Syrian troops ordered to kill 5% of participants at all protests, ‘ex-commander’ tells The Times of Israel
Man who says he was a senior officer in Assad’s military intelligence directorate, now hiding out in Jordan, says dozens of his own soldiers were slaughtered when they refused to fire on demonstrators near Damascus

AR RAMTHA, Jordan — A man who said he is a former commander in Syria’s “Mukhabarat al-Askariya” military intelligence directorate, which operates under the direct authority of President Bashar Assad, claimed this week that the Assad regime has ordered its commanders to “shoot to kill five percent of the participants in any given demonstration.”
When the soldiers under his command, mostly Sunnis, refused to kill unarmed civilians at a demonstration outside Damascus, they themselves were slaughtered by the army and intelligence services, and dozens of them were killed, he said.
The “former commander,” who was interviewed by The Times of Israel on Tuesday in his hiding place across the Syrian border in northern Jordan, also said that Assad has been using Shiite fighters from Iran, Lebanon and Iraq in his attempt to quell demonstrations and fight back against opposition forces since the early days of the uprising against him.
Faisal — he asked not to use his real name because family members are imprisoned in Syria — told his story from a room in a rickety, seemingly abandoned building on the outskirts of Ar Ramtha, an ancient Jordanian city of 120,000 that lies directly across the Syrian border.

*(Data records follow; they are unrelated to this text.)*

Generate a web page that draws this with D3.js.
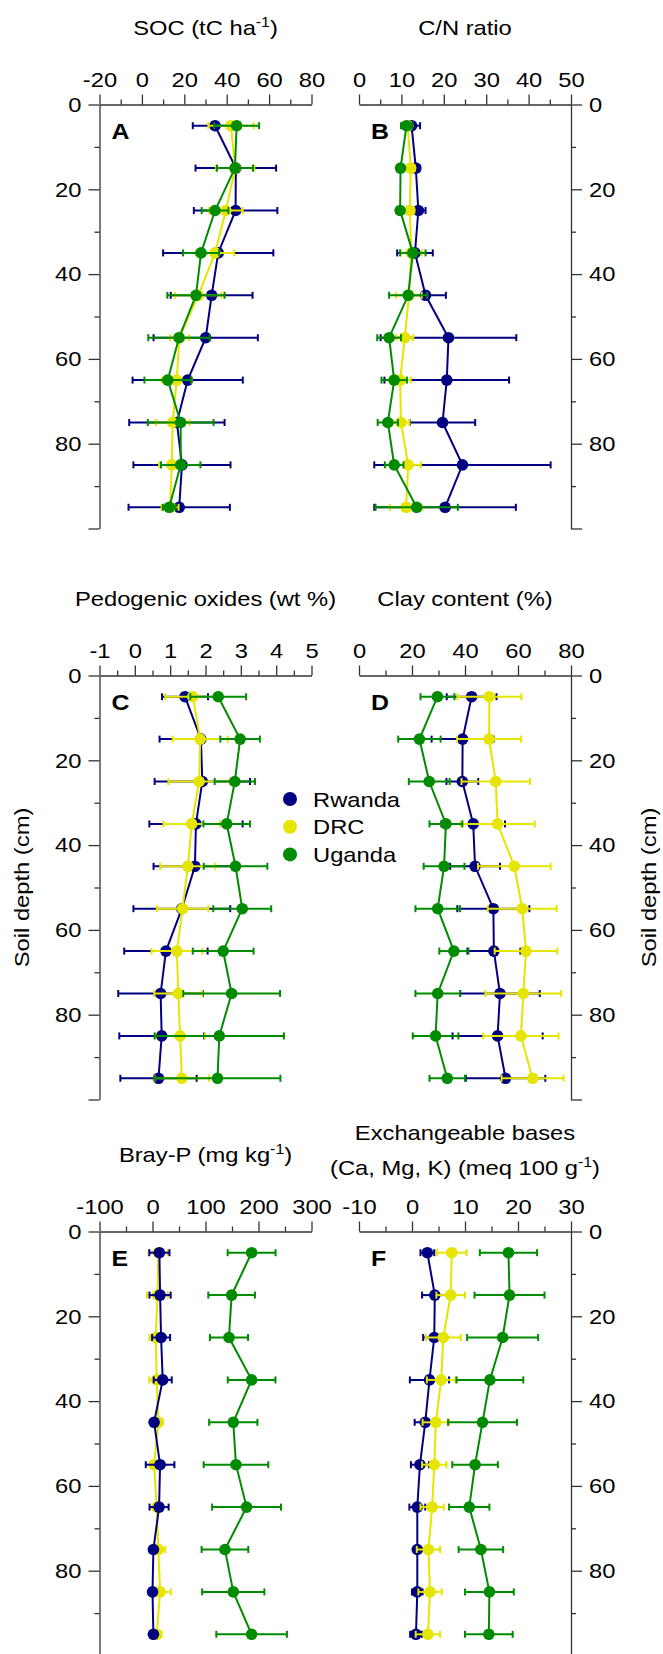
<!DOCTYPE html>
<html>
<head>
<meta charset="utf-8">
<script src="https://cdn.jsdelivr.net/npm/d3@7"></script>
<style>
  body { margin: 0; background: #fff; }
  text { font-family: "Liberation Sans", Arial, sans-serif; }
</style>
</head>
<body>
<div id="chart-area"></div>
<script>
var depths = [5, 15, 25, 35, 45, 55, 65, 75, 85, 95];
var countries = ["Rwanda", "DRC", "Uganda"];
var colors = ["#000080", "#e5e500", "#008b00"];

// each array: rows = Rwanda, DRC, Uganda
var socMean = [
  [34.5, 44.3, 44.2, 36, 32.9, 30.1, 21.6, 16.5, 18.9, 17.6],
  [42, 44, 39.6, 34.5, 26.6, 17.7, 16.4, 14.5, 14.1, 13.3],
  [44.7, 43.9, 34.5, 27.9, 25.5, 17.5, 12.2, 18.3, 18.3, 12.9]
];
var socErr = [
  [10.5, 19, 19.7, 26, 19.3, 24.6, 26, 22.5, 22.9, 23.9],
  [10.7, 9, 8, 9, 11, 4.5, 7, 8, 6, 4],
  [10.6, 8.5, 6.3, 8.5, 13.5, 14.5, 11, 15.5, 9.3, 3]
];
var cnMean = [
  [12.4, 13.4, 14, 13.2, 15.7, 21.1, 20.7, 19.7, 24.4, 20.3],
  [11.5, 12.2, 12, 12.3, 11.8, 10.8, 9.7, 9.9, 11.6, 11.1],
  [11.2, 9.8, 9.7, 12.7, 11.6, 7.1, 8.3, 6.8, 8.3, 13.6]
];
var cnErr = [
  [2, 1, 1.7, 4.2, 4.8, 16, 14.7, 7.7, 20.8, 16.7],
  [1, 1, 1, 2.5, 3, 2, 2.5, 2, 3, 3.8],
  [1.3, 0.5, 0.5, 3, 4.5, 2.8, 3, 2.4, 2.2, 9.7]
];
var oxMean = [
  [1.42, 1.87, 1.91, 1.73, 1.70, 1.33, 0.88, 0.73, 0.76, 0.67],
  [1.64, 1.85, 1.82, 1.61, 1.5, 1.35, 1.19, 1.23, 1.28, 1.33],
  [2.36, 2.98, 2.83, 2.6, 2.85, 3.04, 2.5, 2.74, 2.39, 2.34]
];
var oxErr = [
  [0.65, 1.17, 1.35, 1.32, 1.17, 1.37, 1.18, 1.2, 1.2, 1.08],
  [0.78, 0.78, 0.87, 0.8, 0.78, 0.73, 0.72, 0.68, 0.7, 0.77],
  [0.79, 0.56, 0.57, 0.66, 0.9, 0.82, 0.86, 1.37, 1.83, 1.78]
];
var clayMean = [
  [42.5, 39.1, 39, 43.1, 43.8, 50.7, 50.9, 53.2, 52.3, 55.3],
  [49.2, 49.1, 51.6, 52.3, 58.6, 61.6, 63, 62, 61.1, 65.5],
  [29.6, 22.8, 26.5, 32.8, 32.1, 29.7, 35.8, 29.7, 28.9, 33.3]
];
var clayErr = [
  [9.4, 11.7, 6, 12, 9.4, 13.6, 10, 15, 17, 15],
  [12.1, 12.1, 12.9, 14, 13.7, 13, 11.8, 14.3, 14.2, 11.7],
  [6.4, 8, 7.7, 6.2, 7.7, 8.4, 5.5, 8.4, 8.6, 6.7]
];
var brayMean = [
  [13, 14.3, 16.2, 19.3, 3, 14.3, 12.4, 1.7, 0, 1.7],
  [11, 9.3, 6.1, 8, 11, 3, 8, 11, 14.3, 8],
  [187, 149.3, 144.3, 187, 152.4, 157.5, 177.5, 136.7, 152.4, 187]
];
var brayErr = [
  [19, 20, 17, 17, 3, 27, 18, 5, 5, 3],
  [18, 20, 12, 14, 8, 6, 6, 13, 20, 9],
  [45.2, 44, 36, 45, 45.5, 61, 65, 44, 58.7, 66.6]
];
var basesMean = [
  [2.9, 4.3, 4.2, 3.3, 2.5, 1.5, 1, 1, 1, 0.75],
  [7.5, 7.3, 5.9, 5.5, 4.5, 4.2, 3.8, 3.1, 3.4, 3],
  [18.2, 18.4, 17.1, 14.7, 13.3, 11.9, 10.8, 13, 14.6, 14.5]
];
var basesErr = [
  [1.3, 2.4, 2.1, 3.7, 2, 1.7, 1.5, 0.5, 1, 1.1],
  [2.8, 2.7, 3.3, 2.7, 2.5, 2.3, 2.2, 2.2, 2.2, 2.3],
  [5.4, 6.6, 6.7, 6.3, 6.5, 4.3, 3.8, 4.2, 4.6, 4.5]
];

var depthTicks = [0, 20, 40, 60, 80, 100];
var depthMinor = [10, 30, 50, 70, 90];

var panels = [
  { letter: "A", title: ["SOC (tC ha^-1^)"], mean: socMean, err: socErr, domain: [-20, 80], step: 20, col: 0, row: 0, order: [0, 1, 2] },
  { letter: "B", title: ["C/N ratio"], mean: cnMean, err: cnErr, domain: [0, 50], step: 10, col: 1, row: 0, order: [0, 1, 2] },
  { letter: "C", title: ["Pedogenic oxides (wt %)"], mean: oxMean, err: oxErr, domain: [-1, 5], step: 1, col: 0, row: 1, order: [0, 1, 2] },
  { letter: "D", title: ["Clay content (%)"], mean: clayMean, err: clayErr, domain: [0, 80], step: 20, col: 1, row: 1, order: [0, 1, 2] },
  { letter: "E", title: ["Bray-P (mg kg^-1^)"], mean: brayMean, err: brayErr, domain: [-100, 300], step: 100, col: 0, row: 2, order: [1, 0, 2] },
  { letter: "F", title: ["Exchangeable bases", "(Ca, Mg, K) (meq 100 g^-1^)"], mean: basesMean, err: basesErr, domain: [-10, 30], step: 10, col: 1, row: 2, order: [0, 1, 2] }
];

var colX = [99.5, 359];
var rowY = [104.5, 675.5, 1231.5];
var panelW = 212, panelH = 424;

var svg = d3.select("#chart-area")
  .append("svg")
  .attr("width", 663)
  .attr("height", 1654);

function addTitleLine(sel, str) {
  // parts between ^ are superscripts
  var parts = str.split("^");
  parts.forEach(function(p, i) {
    if (p === "") return;
    if (i % 2 === 1) {
      sel.append("tspan").attr("font-size", "14px").attr("dy", -8).text(p);
    } else {
      sel.append("tspan").attr("dy", i > 0 ? 8 : 0).text(p);
    }
  });
}

panels.forEach(function(p) {
  var left = colX[p.col], top = rowY[p.row];
  var g = svg.append("g");

  var x = d3.scaleLinear().domain(p.domain).range([left, left + panelW]);
  var y = d3.scaleLinear().domain([0, 100]).range([top, top + panelH]);

  var majors = d3.range(p.domain[0], p.domain[1] + p.step / 2, p.step);
  var minors = d3.range(p.domain[0] + p.step / 2, p.domain[1], p.step);

  g.append("g")
    .attr("transform", "translate(0," + top + ")")
    .call(d3.axisTop(x).tickValues(majors).tickSize(10).tickPadding(8).tickSizeOuter(0)
      .tickFormat(function(d) { return String(d); }));
  g.append("g")
    .attr("transform", "translate(0," + top + ")")
    .call(d3.axisTop(x).tickValues(minors).tickSize(5).tickSizeOuter(0).tickFormat(""))
    .select(".domain").remove();

  var yAxisX = p.col === 0 ? left : left + panelW;
  var yMaj = p.col === 0 ? d3.axisLeft(y) : d3.axisRight(y);
  var yMin = p.col === 0 ? d3.axisLeft(y) : d3.axisRight(y);
  g.append("g")
    .attr("transform", "translate(" + yAxisX + ",0)")
    .call(yMaj.tickValues(depthTicks).tickSize(11).tickPadding(7).tickSizeOuter(0)
      .tickFormat(function(d) { return d === 100 ? "" : d; }));
  g.append("g")
    .attr("transform", "translate(" + yAxisX + ",0)")
    .call(yMin.tickValues(depthMinor).tickSize(5).tickSizeOuter(0).tickFormat(""))
    .select(".domain").remove();

  g.selectAll(".domain, .tick line").attr("stroke", "#333").attr("stroke-width", 1.3);
  g.selectAll(".tick text").attr("font-size", "21px").attr("fill", "#000")
    .attr("font-family", "Liberation Sans, Arial, sans-serif");

  // title
  var nLines = p.title.length;
  p.title.forEach(function(line, i) {
    var t = g.append("text")
      .attr("x", left + panelW / 2)
      .attr("y", nLines === 1 ? top - 70 : top - 92 + i * 35)
      .attr("text-anchor", "middle")
      .attr("font-size", "21px");
    addTitleLine(t, line);
  });

  // panel letter
  g.append("text")
    .attr("x", left + 12)
    .attr("y", top + 34)
    .attr("font-size", "22px")
    .attr("font-weight", "bold")
    .text(p.letter);

  var line = d3.line()
    .x(function(d) { return x(d.m); })
    .y(function(d) { return y(d.depth); });

  p.order.forEach(function(s) {
    var pts = depths.map(function(dp, i) {
      return { depth: dp, m: p.mean[s][i], e: p.err[s][i] };
    });
    var sg = g.append("g").attr("class", countries[s]);
    var col = colors[s];

    sg.append("path")
      .datum(pts)
      .attr("fill", "none")
      .attr("stroke", col)
      .attr("stroke-width", 2)
      .attr("d", line);

    sg.selectAll(".bar")
      .data(pts)
      .enter()
      .append("line")
      .attr("x1", function(d) { return x(d.m - d.e); })
      .attr("x2", function(d) { return x(d.m + d.e); })
      .attr("y1", function(d) { return y(d.depth); })
      .attr("y2", function(d) { return y(d.depth); })
      .attr("stroke", col)
      .attr("stroke-width", 2);

    [-1, 1].forEach(function(sgn) {
      sg.selectAll(".cap" + sgn)
        .data(pts)
        .enter()
        .append("line")
        .attr("x1", function(d) { return x(d.m + sgn * d.e); })
        .attr("x2", function(d) { return x(d.m + sgn * d.e); })
        .attr("y1", function(d) { return y(d.depth) - 3.5; })
        .attr("y2", function(d) { return y(d.depth) + 3.5; })
        .attr("stroke", col)
        .attr("stroke-width", 2);
    });

    sg.selectAll("circle")
      .data(pts)
      .enter()
      .append("circle")
      .attr("cx", function(d) { return x(d.m); })
      .attr("cy", function(d) { return y(d.depth); })
      .attr("r", 5.8)
      .attr("fill", col);
  });
});

// y axis labels
svg.append("text")
  .attr("transform", "translate(29," + (rowY[1] + panelH / 2) + ") rotate(-90)")
  .attr("text-anchor", "middle")
  .attr("font-size", "21px")
  .text("Soil depth (cm)");
svg.append("text")
  .attr("transform", "translate(656," + (rowY[1] + panelH / 2) + ") rotate(-90)")
  .attr("text-anchor", "middle")
  .attr("font-size", "21px")
  .text("Soil depth (cm)");

// legend
var legend = svg.append("g").attr("transform", "translate(290,799)");
countries.forEach(function(c, i) {
  legend.append("circle")
    .attr("cx", 0)
    .attr("cy", i * 27.7)
    .attr("r", 7)
    .attr("fill", colors[i]);
  legend.append("text")
    .attr("x", 23)
    .attr("y", i * 27.7)
    .attr("dy", "0.36em")
    .attr("font-size", "21px")
    .text(c);
});

// the original lettering is a little wider than Arial
svg.selectAll("text").each(function() {
  var w = this.getComputedTextLength();
  if (w > 0) {
    this.setAttribute("textLength", w * 1.13);
    this.setAttribute("lengthAdjust", "spacingAndGlyphs");
  }
});
</script>
</body>
</html>
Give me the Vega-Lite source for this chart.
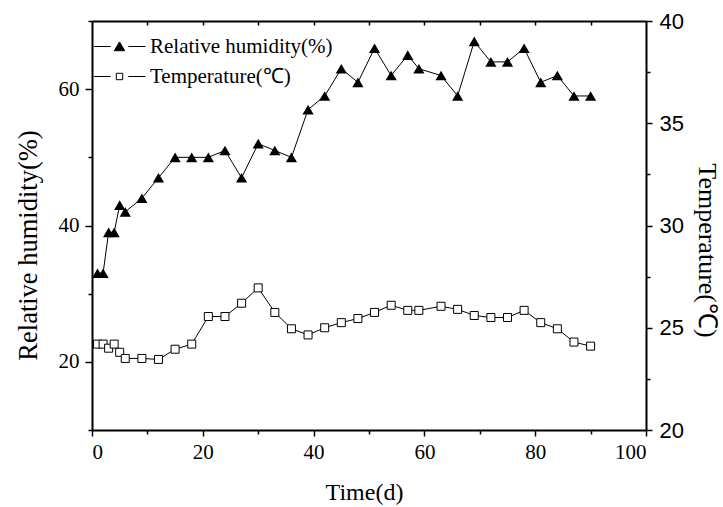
{
  "$schema": "https://vega.github.io/schema/vega-lite/v6.json",
  "width": 554,
  "height": 409,
  "autosize": {"type": "none"},
  "padding": {"left": 92, "top": 21, "right": 77, "bottom": 77},
  "background": "white",
  "data": {"values": [
    {"day": 1, "series": "Relative humidity(%)", "value": 33},
    {"day": 2, "series": "Relative humidity(%)", "value": 33},
    {"day": 3, "series": "Relative humidity(%)", "value": 39},
    {"day": 4, "series": "Relative humidity(%)", "value": 39},
    {"day": 5, "series": "Relative humidity(%)", "value": 43},
    {"day": 6, "series": "Relative humidity(%)", "value": 42},
    {"day": 9, "series": "Relative humidity(%)", "value": 44},
    {"day": 12, "series": "Relative humidity(%)", "value": 47},
    {"day": 15, "series": "Relative humidity(%)", "value": 50},
    {"day": 18, "series": "Relative humidity(%)", "value": 50},
    {"day": 21, "series": "Relative humidity(%)", "value": 50},
    {"day": 24, "series": "Relative humidity(%)", "value": 51},
    {"day": 27, "series": "Relative humidity(%)", "value": 47},
    {"day": 30, "series": "Relative humidity(%)", "value": 52},
    {"day": 33, "series": "Relative humidity(%)", "value": 51},
    {"day": 36, "series": "Relative humidity(%)", "value": 50},
    {"day": 39, "series": "Relative humidity(%)", "value": 57},
    {"day": 42, "series": "Relative humidity(%)", "value": 59},
    {"day": 45, "series": "Relative humidity(%)", "value": 63},
    {"day": 48, "series": "Relative humidity(%)", "value": 61},
    {"day": 51, "series": "Relative humidity(%)", "value": 66},
    {"day": 54, "series": "Relative humidity(%)", "value": 62},
    {"day": 57, "series": "Relative humidity(%)", "value": 65},
    {"day": 59, "series": "Relative humidity(%)", "value": 63},
    {"day": 63, "series": "Relative humidity(%)", "value": 62},
    {"day": 66, "series": "Relative humidity(%)", "value": 59},
    {"day": 69, "series": "Relative humidity(%)", "value": 67},
    {"day": 72, "series": "Relative humidity(%)", "value": 64},
    {"day": 75, "series": "Relative humidity(%)", "value": 64},
    {"day": 78, "series": "Relative humidity(%)", "value": 66},
    {"day": 81, "series": "Relative humidity(%)", "value": 61},
    {"day": 84, "series": "Relative humidity(%)", "value": 62},
    {"day": 87, "series": "Relative humidity(%)", "value": 59},
    {"day": 90, "series": "Relative humidity(%)", "value": 59},
    {"day": 1, "series": "Temperature(℃)", "value": 24.2},
    {"day": 2, "series": "Temperature(℃)", "value": 24.2},
    {"day": 3, "series": "Temperature(℃)", "value": 24.0},
    {"day": 4, "series": "Temperature(℃)", "value": 24.2},
    {"day": 5, "series": "Temperature(℃)", "value": 23.8},
    {"day": 6, "series": "Temperature(℃)", "value": 23.5},
    {"day": 9, "series": "Temperature(℃)", "value": 23.5},
    {"day": 12, "series": "Temperature(℃)", "value": 23.45},
    {"day": 15, "series": "Temperature(℃)", "value": 23.95},
    {"day": 18, "series": "Temperature(℃)", "value": 24.2},
    {"day": 21, "series": "Temperature(℃)", "value": 25.55},
    {"day": 24, "series": "Temperature(℃)", "value": 25.55},
    {"day": 27, "series": "Temperature(℃)", "value": 26.2},
    {"day": 30, "series": "Temperature(℃)", "value": 26.95},
    {"day": 33, "series": "Temperature(℃)", "value": 25.75},
    {"day": 36, "series": "Temperature(℃)", "value": 24.95},
    {"day": 39, "series": "Temperature(℃)", "value": 24.65},
    {"day": 42, "series": "Temperature(℃)", "value": 25.0},
    {"day": 45, "series": "Temperature(℃)", "value": 25.25},
    {"day": 48, "series": "Temperature(℃)", "value": 25.45},
    {"day": 51, "series": "Temperature(℃)", "value": 25.75},
    {"day": 54, "series": "Temperature(℃)", "value": 26.1},
    {"day": 57, "series": "Temperature(℃)", "value": 25.85},
    {"day": 59, "series": "Temperature(℃)", "value": 25.85},
    {"day": 63, "series": "Temperature(℃)", "value": 26.05},
    {"day": 66, "series": "Temperature(℃)", "value": 25.9},
    {"day": 69, "series": "Temperature(℃)", "value": 25.6},
    {"day": 72, "series": "Temperature(℃)", "value": 25.5},
    {"day": 75, "series": "Temperature(℃)", "value": 25.5},
    {"day": 78, "series": "Temperature(℃)", "value": 25.85},
    {"day": 81, "series": "Temperature(℃)", "value": 25.25},
    {"day": 84, "series": "Temperature(℃)", "value": 24.95},
    {"day": 87, "series": "Temperature(℃)", "value": 24.3},
    {"day": 90, "series": "Temperature(℃)", "value": 24.1}
  ]},
  "layer": [
    {
      "mark": {"type": "point", "opacity": 0, "strokeWidth": 1},
      "encoding": {
        "x": {"field": "day", "type": "quantitative", "scale": {"domain": [0, 100], "nice": false, "zero": false}, "axis": null},
        "y": {"field": "value", "type": "quantitative", "scale": {"domain": [0, 100], "nice": false, "zero": false}, "axis": null},
        "shape": {"field": "series", "type": "nominal",
          "scale": {"domain": ["Relative humidity(%)", "Temperature(℃)"],
                    "range": ["M-6.4,0H-2.2M2.2,0H6.5M0,-1.15L1.3,1.05H-1.3Z", "M-6.4,0H-2.2M2.2,0H6.5M-0.8,-0.8H0.8V0.8H-0.8Z"]},
          "legend": {"title": null, "orient": "none", "legendX": 17, "legendY": 15, "symbolSize": 64, "symbolOpacity": 1, "symbolStrokeWidth": 1, "labelFont": "Liberation Serif", "labelFontSize": 21, "labelColor": "black", "labelOffset": 20, "labelLimit": 400, "rowPadding": 8, "padding": 0}},
        "fill": {"field": "series", "type": "nominal",
          "scale": {"domain": ["Relative humidity(%)", "Temperature(℃)"], "range": ["black", "white"]},
          "legend": {"title": null, "orient": "none", "legendX": 17, "legendY": 15, "symbolSize": 64, "symbolOpacity": 1, "symbolStrokeWidth": 1, "labelFont": "Liberation Serif", "labelFontSize": 21, "labelColor": "black", "labelOffset": 20, "labelLimit": 400, "rowPadding": 8, "padding": 0}},
        "stroke": {"field": "series", "type": "nominal",
          "scale": {"domain": ["Relative humidity(%)", "Temperature(℃)"], "range": ["black", "black"]},
          "legend": {"title": null, "orient": "none", "legendX": 17, "legendY": 15, "symbolSize": 64, "symbolOpacity": 1, "symbolStrokeWidth": 1, "labelFont": "Liberation Serif", "labelFontSize": 21, "labelColor": "black", "labelOffset": 20, "labelLimit": 400, "rowPadding": 8, "padding": 0}}
      }
    },
    {
      "transform": [{"filter": {"field": "series", "equal": "Relative humidity(%)"}}],
      "mark": {"type": "line", "color": "black", "strokeWidth": 1},
      "encoding": {
        "x": {"field": "day", "type": "quantitative", "scale": {"domain": [0, 100], "nice": false, "zero": false},
          "axis": {"orient": "bottom", "values": [0, 20, 40, 60, 80, 100], "tickSize": 6, "tickWidth": 1.5, "tickColor": "black", "domainWidth": 2, "domainColor": "black", "grid": false,
                   "labelPadding": 5, "labelFont": "Liberation Serif", "labelFontSize": 21, "labelColor": "black",
                   "title": "Time(d)", "titleFont": "Liberation Serif", "titleFontSize": 24, "titleFontWeight": "normal", "titleColor": "black", "titleX": 272, "titleY": 62, "titleBaseline": "middle"}},
        "y": {"field": "value", "type": "quantitative", "scale": {"domain": [10, 70], "nice": false, "zero": false},
          "axis": {"orient": "left", "values": [20, 40, 60], "tickSize": 7, "tickWidth": 1.5, "tickColor": "black", "domainWidth": 2, "domainColor": "black", "grid": false,
                   "labelPadding": 6, "labelFont": "Liberation Serif", "labelFontSize": 21, "labelColor": "black",
                   "title": "Relative humidity(%)", "titleFont": "Liberation Serif", "titleFontSize": 26.5, "titleFontWeight": "normal", "titleColor": "black", "titleX": -64, "titleY": 224, "titleBaseline": "middle"}}
      }
    },
    {
      "transform": [{"filter": {"field": "series", "equal": "Relative humidity(%)"}}],
      "mark": {"type": "point", "shape": "triangle-up", "filled": true, "color": "black", "size": 125, "opacity": 1},
      "encoding": {
        "x": {"field": "day", "type": "quantitative", "scale": {"domain": [0, 100], "nice": false, "zero": false},
          "axis": {"orient": "bottom", "values": [10, 30, 50, 70, 90], "tickSize": 4, "tickWidth": 1.5, "tickColor": "black", "grid": false, "labels": false, "domain": false, "title": null}},
        "y": {"field": "value", "type": "quantitative", "scale": {"domain": [10, 70], "nice": false, "zero": false},
          "axis": {"orient": "left", "values": [10, 30, 50, 70], "tickSize": 4, "tickWidth": 1.5, "tickColor": "black", "grid": false, "labels": false, "domain": false, "title": null}}
      }
    },
    {
      "transform": [{"filter": {"field": "series", "equal": "Temperature(℃)"}}],
      "mark": {"type": "line", "color": "black", "strokeWidth": 1},
      "encoding": {
        "x": {"field": "day", "type": "quantitative", "scale": {"domain": [0, 100], "nice": false, "zero": false},
          "axis": {"orient": "top", "values": [10, 20, 30, 40, 50, 60, 70, 80, 90], "tickSize": -4, "tickWidth": 1.5, "tickColor": "black", "domainWidth": 2, "domainColor": "black", "grid": false, "labels": false, "title": null}},
        "y": {"field": "value", "type": "quantitative", "scale": {"domain": [20, 40], "nice": false, "zero": false},
          "axis": {"orient": "right", "values": [20, 25, 30, 35, 40], "tickSize": 6, "tickWidth": 1.5, "tickColor": "black", "domainWidth": 2, "domainColor": "black", "grid": false,
                   "labelPadding": 7, "labelFont": "Liberation Sans", "labelFontSize": 22, "labelColor": "black",
                   "title": "Temperature(℃)", "titleFont": "Liberation Serif", "titleFontSize": 26, "titleFontWeight": "normal", "titleColor": "black", "titleX": 60, "titleY": 229, "titleBaseline": "middle", "titleAngle": 90}}
      }
    },
    {
      "transform": [{"filter": {"field": "series", "equal": "Temperature(℃)"}}],
      "mark": {"type": "point", "shape": "square", "filled": true, "fill": "white", "stroke": "black", "strokeWidth": 1, "size": 64, "opacity": 1},
      "encoding": {
        "x": {"field": "day", "type": "quantitative", "scale": {"domain": [0, 100], "nice": false, "zero": false}, "axis": null},
        "y": {"field": "value", "type": "quantitative", "scale": {"domain": [20, 40], "nice": false, "zero": false},
          "axis": {"orient": "right", "values": [22.5, 27.5, 32.5, 37.5], "tickSize": 4, "tickWidth": 1.5, "tickColor": "black", "grid": false, "labels": false, "domain": false, "title": null}}
      }
    }
  ],
  "resolve": {
    "scale": {"x": "independent", "y": "independent"},
    "axis": {"x": "independent", "y": "independent"}
  },
  "config": {
    "view": {"stroke": null}
  }
}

We had come across the building looking for Syrian refugees who might be living outside the camps set up by the Jordanian government; the police had blocked us from entering those. The entire building, which at one time had been a hotel — there was even a pool, half filled with brackish water — was now occupied by refugees, mostly from the town of Dara, which lies 15 kilometers or so inside Syria, north of the Jordanian border.
Faisal, thin and handsome, with taut muscles and a tattoo on his left forearm, squatted with us on the straw mats that covered his floor. He showed us his Mukhabarat photo ID, issued by military intelligence.
Soon afterwards, two other Syrian refugees, burly farmers from Dura, entered the room and for several tense minutes one of them interrupted Faisal’s narrative angrily.
“Why should we speak to you?” one of the farmers asked us, his voice rising. “What good will it do? If you want to see Assad slaughtering children, all you have to do is turn on the television. I spoke to my family in Dura on the phone today. They said that just today soldiers grabbed a nine-year-old boy in our neighborhood — a boy we all know — and slit his throat with a knife. Just to scare his family and the rest of us. Enough interviews! ”
Finally, the farmer calmed down, and Faisal continued to speak.
When the uprising began in March 2011, Faisal was in Lebanon, where he said he had been sent to tail a visitor to Lebanon from Los Angeles in whom Syrian intelligence had a special interest. He was called back home in mid-assignment in order to fight the “terrorists” — the government’s term — who were challenging the Assad regime.
One of his missions, he said, was to manage security arrangements for a group of 300 Shiite fighters who had been organized by the Iranian regime and sent to Syria before the uprising had erupted in full force. The fighters, Faisal said, had been sent from Iran, from Lebanon’s Hezbollah militia, and from Muktada Al Sadr, the radical Shiite cleric based in Baghdad’s Mahdi Army. Now, as opposition forces began to organize after the brutal attempts to suppress a Syrian spring, the Shiite fighters had become a target.
In a letter Faisal showed us, and allowed us to photograph, addressed to “All the heads of security committees in Syria,” security agents are warned that opposition forces are targeting the “fighters and intelligence officers from Lebanon, Iran and Iraq” and that their locations have been leaked. The committees are charged with protecting the foreigners by moving them around frequently, and by the “targeted killing of anyone who tries to get near them.” The authenticity of the document could not be independently confirmed.
As the uprising progressed, Faisal said, he was reassigned from army intelligence to duty in the field and was given command of a group of 250 soldiers. According to Faisal, that is when he received the direct order to have his men shoot 5% of participants in any given demonstration. If there were 1,000 demonstrators, the order was to kill 50, in order to strike fear and create deterrence.
But, assigned to suppress a demonstration in Douma, on the outskirts of Damascus, his men, mostly Sunni themselves like the demonstrators, refused to fire. Soon, his soldiers themselves were being fired upon by army and Mukhabarat forces, and dozens of them — as many as 100, in his estimation — were killed. Faisal himself fled in a jeep, and hid inside Syria for several months before escaping, through Jordan, to Egypt and then Libya.
Now back in Jordan living among fellow refugees near the Syrian border, Faisal is reluctant to leave his room. “There are Syrian Mukhabarat here in Jordan,” he told us. “That is for sure.”